*Set exercise:* Search the material below for the word "this" and copy every line in which it occurs.

## Begin Materials provided

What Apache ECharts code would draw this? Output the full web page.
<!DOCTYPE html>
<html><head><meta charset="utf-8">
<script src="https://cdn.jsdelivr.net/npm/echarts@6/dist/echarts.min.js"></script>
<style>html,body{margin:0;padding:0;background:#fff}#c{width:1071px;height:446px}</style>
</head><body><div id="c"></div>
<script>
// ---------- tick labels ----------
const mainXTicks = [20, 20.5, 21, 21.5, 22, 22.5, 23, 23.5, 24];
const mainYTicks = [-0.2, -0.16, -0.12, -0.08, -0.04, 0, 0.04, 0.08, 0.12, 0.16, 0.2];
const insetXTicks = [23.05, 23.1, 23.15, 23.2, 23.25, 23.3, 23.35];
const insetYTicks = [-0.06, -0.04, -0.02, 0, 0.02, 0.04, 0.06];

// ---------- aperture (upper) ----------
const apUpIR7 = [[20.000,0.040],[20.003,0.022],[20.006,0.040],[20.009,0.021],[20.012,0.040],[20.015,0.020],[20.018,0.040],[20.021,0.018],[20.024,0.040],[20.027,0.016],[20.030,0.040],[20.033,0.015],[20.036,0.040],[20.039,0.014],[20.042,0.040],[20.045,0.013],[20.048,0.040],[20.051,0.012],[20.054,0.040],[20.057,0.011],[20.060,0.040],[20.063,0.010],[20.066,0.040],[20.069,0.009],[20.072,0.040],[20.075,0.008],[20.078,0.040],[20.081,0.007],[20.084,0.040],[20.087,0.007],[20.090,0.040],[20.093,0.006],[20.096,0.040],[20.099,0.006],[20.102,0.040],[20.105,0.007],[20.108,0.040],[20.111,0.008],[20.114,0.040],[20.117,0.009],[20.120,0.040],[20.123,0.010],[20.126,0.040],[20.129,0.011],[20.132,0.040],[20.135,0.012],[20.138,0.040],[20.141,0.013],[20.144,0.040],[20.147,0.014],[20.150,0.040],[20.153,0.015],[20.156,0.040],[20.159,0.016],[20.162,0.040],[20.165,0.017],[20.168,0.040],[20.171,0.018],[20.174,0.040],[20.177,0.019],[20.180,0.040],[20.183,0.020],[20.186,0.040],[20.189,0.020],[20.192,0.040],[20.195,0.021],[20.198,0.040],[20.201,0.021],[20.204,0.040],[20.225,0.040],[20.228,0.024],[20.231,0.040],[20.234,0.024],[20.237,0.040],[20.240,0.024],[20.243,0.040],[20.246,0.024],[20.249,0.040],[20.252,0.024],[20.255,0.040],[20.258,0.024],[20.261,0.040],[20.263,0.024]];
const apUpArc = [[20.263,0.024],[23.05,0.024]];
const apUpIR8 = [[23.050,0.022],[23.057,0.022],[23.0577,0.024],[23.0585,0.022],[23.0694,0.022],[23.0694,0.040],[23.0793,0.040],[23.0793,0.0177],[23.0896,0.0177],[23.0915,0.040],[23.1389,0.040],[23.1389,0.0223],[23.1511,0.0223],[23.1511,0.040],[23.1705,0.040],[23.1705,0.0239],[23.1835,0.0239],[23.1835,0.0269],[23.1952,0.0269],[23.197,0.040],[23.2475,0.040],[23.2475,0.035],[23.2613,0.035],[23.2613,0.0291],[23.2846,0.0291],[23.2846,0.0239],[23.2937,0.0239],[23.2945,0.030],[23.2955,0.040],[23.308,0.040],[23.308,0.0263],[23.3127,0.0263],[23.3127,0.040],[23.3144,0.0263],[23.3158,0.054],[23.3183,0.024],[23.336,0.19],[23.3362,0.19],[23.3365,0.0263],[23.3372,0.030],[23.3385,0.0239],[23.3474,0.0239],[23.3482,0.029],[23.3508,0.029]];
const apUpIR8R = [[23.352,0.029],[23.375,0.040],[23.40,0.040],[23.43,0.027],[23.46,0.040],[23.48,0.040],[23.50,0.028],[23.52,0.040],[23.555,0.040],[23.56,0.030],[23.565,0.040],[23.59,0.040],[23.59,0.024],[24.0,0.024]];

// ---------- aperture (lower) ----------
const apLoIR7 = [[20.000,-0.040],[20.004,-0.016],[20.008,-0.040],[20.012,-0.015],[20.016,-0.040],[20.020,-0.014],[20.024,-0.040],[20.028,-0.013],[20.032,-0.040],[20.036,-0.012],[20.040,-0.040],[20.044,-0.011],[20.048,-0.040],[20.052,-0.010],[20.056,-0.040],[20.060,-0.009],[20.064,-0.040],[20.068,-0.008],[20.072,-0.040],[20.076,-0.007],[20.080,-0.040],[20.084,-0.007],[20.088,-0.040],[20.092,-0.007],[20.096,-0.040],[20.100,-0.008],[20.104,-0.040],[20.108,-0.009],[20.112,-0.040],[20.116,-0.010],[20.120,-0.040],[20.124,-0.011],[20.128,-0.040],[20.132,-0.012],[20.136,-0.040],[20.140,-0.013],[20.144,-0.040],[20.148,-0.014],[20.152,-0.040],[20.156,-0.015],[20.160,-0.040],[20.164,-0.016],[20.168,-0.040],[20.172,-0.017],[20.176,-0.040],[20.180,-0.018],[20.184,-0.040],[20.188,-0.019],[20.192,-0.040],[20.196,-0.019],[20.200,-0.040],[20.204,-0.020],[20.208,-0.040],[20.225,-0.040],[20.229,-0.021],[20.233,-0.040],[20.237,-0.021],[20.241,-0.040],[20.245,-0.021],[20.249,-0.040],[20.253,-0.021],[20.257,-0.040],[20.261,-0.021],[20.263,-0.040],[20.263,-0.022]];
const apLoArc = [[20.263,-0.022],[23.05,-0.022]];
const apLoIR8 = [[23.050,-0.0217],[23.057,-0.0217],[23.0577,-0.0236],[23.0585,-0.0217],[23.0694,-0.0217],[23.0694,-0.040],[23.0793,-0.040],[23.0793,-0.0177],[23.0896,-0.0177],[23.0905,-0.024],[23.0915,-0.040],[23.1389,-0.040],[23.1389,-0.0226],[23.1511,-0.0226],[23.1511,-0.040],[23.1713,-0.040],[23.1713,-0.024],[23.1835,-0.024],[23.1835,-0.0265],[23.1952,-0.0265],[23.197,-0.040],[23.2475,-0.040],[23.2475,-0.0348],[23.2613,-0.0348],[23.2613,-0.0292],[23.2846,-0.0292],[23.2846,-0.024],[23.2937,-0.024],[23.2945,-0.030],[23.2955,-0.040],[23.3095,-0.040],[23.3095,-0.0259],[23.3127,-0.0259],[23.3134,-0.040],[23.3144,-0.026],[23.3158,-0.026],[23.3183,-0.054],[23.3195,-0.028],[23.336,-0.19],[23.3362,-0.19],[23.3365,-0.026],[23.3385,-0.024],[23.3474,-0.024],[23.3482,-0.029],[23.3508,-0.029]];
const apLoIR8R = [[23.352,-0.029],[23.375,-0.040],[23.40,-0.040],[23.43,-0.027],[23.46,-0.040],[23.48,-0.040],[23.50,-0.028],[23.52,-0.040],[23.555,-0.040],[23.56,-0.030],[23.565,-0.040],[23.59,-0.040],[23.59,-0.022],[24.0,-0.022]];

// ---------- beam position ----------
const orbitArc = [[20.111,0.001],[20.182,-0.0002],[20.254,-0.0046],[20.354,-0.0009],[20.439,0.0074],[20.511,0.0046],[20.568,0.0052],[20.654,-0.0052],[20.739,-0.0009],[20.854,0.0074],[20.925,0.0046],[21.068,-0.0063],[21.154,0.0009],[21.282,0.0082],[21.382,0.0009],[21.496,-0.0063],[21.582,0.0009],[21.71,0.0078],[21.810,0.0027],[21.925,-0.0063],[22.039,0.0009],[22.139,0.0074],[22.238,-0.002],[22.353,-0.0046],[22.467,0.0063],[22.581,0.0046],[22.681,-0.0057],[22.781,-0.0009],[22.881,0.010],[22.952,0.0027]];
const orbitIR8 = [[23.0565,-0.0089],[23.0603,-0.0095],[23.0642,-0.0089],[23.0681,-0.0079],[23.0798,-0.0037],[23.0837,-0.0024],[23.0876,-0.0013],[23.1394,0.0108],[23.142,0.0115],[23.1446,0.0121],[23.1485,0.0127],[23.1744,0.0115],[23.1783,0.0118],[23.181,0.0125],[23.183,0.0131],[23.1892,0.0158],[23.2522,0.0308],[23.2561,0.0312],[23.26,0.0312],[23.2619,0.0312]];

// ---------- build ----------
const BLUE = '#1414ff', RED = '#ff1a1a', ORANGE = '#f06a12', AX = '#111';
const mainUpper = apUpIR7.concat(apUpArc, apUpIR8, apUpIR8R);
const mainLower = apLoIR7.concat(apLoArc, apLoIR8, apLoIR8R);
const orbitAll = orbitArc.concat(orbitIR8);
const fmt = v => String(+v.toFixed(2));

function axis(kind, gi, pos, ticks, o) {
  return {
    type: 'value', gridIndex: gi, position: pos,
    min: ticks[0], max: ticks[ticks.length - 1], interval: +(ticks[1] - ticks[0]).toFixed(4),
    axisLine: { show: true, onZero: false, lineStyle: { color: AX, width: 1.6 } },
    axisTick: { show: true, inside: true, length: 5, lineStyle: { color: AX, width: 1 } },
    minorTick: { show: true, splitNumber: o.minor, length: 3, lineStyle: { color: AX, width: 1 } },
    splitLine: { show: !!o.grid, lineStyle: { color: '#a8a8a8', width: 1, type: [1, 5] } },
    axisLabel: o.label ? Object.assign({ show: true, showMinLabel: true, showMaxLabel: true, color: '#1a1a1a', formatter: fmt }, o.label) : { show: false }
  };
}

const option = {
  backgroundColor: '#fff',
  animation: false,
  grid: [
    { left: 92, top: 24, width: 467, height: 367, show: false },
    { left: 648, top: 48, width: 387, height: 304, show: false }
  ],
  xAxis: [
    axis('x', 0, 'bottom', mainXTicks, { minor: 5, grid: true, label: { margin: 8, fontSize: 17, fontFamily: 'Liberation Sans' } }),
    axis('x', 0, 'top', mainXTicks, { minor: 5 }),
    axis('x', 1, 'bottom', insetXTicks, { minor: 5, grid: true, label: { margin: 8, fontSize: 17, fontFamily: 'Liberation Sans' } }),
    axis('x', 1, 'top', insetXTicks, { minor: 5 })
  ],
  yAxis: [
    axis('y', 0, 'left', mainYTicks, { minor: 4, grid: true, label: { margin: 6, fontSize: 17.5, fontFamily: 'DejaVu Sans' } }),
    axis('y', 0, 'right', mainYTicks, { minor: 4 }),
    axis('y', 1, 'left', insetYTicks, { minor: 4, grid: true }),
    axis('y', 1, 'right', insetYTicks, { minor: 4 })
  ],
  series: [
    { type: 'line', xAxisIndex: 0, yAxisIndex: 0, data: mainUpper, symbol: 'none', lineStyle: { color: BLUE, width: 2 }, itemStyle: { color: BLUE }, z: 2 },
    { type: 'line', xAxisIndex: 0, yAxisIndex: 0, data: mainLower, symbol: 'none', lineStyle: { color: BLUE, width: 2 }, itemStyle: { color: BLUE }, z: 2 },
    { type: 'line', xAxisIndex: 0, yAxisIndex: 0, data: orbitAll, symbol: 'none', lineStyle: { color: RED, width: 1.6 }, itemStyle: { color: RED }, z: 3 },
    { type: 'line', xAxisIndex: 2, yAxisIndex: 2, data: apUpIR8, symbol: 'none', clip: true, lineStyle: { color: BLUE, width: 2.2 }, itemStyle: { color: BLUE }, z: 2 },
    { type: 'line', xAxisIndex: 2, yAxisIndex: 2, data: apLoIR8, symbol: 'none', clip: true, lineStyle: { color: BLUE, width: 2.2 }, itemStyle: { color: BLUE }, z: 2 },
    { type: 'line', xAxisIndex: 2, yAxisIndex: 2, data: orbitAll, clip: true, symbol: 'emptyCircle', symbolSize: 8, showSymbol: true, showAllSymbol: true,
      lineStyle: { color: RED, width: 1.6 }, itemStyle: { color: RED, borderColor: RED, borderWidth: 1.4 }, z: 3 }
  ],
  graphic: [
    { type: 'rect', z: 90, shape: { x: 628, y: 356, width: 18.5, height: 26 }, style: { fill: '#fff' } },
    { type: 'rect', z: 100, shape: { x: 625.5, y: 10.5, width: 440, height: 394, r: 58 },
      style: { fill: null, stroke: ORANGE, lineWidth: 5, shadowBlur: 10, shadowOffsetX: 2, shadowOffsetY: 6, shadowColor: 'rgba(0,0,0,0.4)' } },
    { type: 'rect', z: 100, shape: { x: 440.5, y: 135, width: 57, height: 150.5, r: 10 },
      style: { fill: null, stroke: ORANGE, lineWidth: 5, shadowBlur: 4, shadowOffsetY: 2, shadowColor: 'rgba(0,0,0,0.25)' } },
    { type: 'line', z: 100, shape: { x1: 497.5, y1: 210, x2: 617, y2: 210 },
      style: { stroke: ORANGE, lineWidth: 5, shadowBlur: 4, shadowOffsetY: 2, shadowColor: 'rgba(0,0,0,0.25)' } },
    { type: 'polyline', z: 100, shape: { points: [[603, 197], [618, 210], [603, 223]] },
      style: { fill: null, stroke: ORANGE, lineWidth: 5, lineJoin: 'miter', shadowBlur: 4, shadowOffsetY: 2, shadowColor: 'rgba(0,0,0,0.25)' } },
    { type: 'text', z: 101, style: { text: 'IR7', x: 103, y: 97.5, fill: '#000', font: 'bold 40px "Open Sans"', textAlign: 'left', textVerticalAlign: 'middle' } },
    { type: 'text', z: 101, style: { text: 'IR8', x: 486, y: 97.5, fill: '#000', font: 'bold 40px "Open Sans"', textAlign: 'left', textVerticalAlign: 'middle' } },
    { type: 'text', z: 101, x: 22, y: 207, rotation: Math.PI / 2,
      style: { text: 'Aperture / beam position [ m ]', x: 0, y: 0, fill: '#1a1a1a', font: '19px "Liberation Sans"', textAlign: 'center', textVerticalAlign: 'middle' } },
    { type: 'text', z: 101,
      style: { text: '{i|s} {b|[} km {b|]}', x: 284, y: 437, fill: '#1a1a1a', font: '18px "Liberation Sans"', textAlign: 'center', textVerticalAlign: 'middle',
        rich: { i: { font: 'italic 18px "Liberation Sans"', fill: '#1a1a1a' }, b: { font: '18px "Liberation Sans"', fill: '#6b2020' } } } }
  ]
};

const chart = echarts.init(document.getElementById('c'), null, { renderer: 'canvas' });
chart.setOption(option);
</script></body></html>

## End Materials provided
## Begin Materials provided

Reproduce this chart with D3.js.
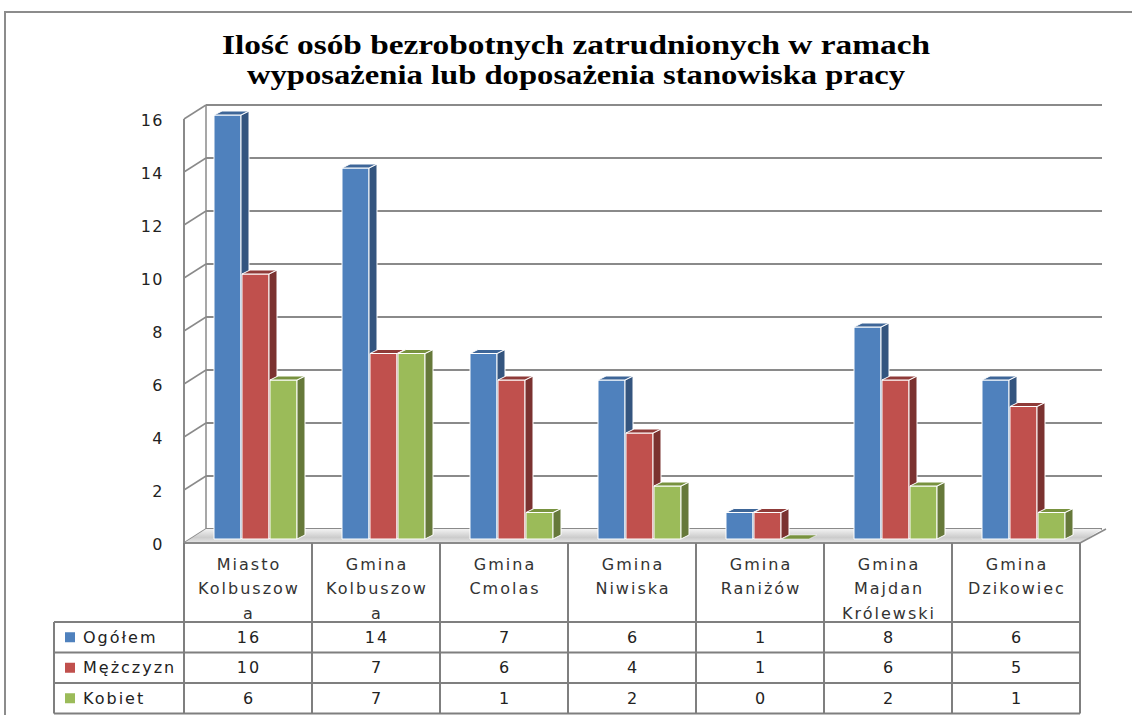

## End Materials provided

*Exercise result:*
What Apache ECharts code would draw this? Output the full web page.
Reproduce this chart with D3.js.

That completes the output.